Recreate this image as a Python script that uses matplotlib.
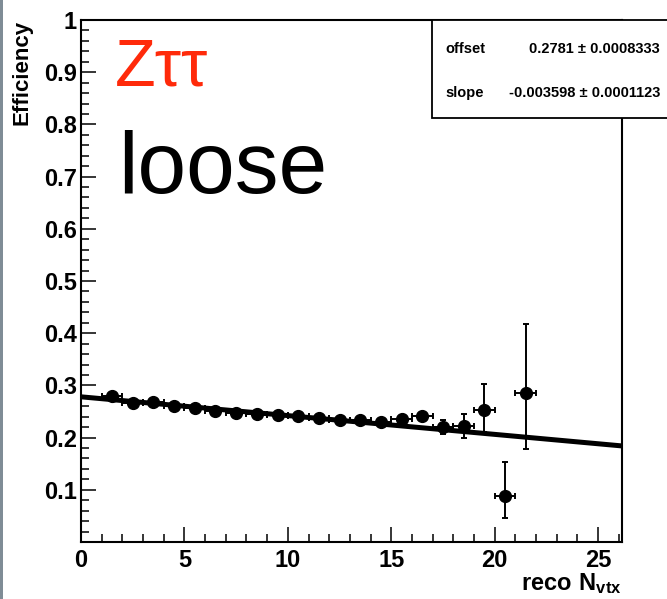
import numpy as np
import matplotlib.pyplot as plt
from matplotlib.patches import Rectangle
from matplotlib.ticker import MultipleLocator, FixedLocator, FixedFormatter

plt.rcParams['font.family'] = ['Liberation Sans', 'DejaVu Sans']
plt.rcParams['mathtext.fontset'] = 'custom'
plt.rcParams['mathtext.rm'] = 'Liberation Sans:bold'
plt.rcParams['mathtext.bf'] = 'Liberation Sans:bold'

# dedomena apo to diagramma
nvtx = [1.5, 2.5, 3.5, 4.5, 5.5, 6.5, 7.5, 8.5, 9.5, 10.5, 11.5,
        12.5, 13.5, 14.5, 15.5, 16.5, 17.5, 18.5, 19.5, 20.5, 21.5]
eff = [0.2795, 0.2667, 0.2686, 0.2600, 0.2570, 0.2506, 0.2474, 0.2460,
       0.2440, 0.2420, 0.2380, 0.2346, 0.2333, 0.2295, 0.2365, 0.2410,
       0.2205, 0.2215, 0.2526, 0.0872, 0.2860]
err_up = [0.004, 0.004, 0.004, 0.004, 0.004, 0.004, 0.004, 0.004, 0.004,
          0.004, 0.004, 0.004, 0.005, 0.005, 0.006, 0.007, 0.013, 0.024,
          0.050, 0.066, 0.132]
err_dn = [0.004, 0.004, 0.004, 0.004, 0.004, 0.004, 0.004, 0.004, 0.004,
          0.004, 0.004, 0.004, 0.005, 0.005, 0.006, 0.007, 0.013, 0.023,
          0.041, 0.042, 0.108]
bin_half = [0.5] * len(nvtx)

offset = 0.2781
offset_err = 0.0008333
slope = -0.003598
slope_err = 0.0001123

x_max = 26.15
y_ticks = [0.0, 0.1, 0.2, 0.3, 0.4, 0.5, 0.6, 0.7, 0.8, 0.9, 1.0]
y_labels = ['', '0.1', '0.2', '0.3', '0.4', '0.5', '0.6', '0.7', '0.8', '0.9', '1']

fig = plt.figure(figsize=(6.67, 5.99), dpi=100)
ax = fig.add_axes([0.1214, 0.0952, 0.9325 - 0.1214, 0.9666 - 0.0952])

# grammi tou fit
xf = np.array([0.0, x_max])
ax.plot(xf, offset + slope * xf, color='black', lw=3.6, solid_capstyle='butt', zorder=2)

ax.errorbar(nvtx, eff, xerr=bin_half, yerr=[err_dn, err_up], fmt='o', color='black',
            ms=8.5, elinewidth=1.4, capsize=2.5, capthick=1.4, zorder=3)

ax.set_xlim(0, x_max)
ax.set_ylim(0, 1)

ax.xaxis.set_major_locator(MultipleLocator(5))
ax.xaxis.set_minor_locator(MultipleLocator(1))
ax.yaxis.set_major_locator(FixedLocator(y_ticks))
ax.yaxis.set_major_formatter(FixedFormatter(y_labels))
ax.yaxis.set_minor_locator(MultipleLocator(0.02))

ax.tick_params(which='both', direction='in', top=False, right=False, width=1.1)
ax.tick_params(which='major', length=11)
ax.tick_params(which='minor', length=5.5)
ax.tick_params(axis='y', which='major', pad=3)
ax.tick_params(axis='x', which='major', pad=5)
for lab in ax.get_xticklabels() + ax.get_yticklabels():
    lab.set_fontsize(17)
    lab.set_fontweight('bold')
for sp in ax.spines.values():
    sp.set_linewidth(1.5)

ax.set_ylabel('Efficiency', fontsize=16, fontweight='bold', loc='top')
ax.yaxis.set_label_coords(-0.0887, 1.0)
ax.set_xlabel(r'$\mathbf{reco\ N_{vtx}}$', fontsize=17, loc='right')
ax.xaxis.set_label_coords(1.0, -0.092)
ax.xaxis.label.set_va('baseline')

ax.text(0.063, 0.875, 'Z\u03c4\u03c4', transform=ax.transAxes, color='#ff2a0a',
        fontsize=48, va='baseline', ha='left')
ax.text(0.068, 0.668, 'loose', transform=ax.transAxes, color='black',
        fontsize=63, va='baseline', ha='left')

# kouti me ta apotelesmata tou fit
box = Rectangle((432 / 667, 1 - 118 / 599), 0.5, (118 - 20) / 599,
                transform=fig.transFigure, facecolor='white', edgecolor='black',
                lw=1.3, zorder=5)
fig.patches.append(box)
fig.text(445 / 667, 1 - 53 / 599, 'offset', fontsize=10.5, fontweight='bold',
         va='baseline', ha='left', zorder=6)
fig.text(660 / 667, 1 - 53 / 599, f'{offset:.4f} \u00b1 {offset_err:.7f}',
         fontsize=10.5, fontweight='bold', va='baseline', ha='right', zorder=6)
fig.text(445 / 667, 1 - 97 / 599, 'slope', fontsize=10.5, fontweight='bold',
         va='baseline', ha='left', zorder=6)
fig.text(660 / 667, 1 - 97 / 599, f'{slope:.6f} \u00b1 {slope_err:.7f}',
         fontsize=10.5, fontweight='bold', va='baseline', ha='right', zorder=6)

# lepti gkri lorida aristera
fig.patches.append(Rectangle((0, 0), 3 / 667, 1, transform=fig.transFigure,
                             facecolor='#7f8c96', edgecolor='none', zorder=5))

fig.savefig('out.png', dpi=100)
.....
Which lines include "matplotlib"? Copy each of them out.

* Output for this task
Recreate this image as a Python script that uses matplotlib.
import matplotlib.pyplot as plt
from matplotlib.patches import Rectangle
from matplotlib.ticker import MultipleLocator, FixedLocator, FixedFormatter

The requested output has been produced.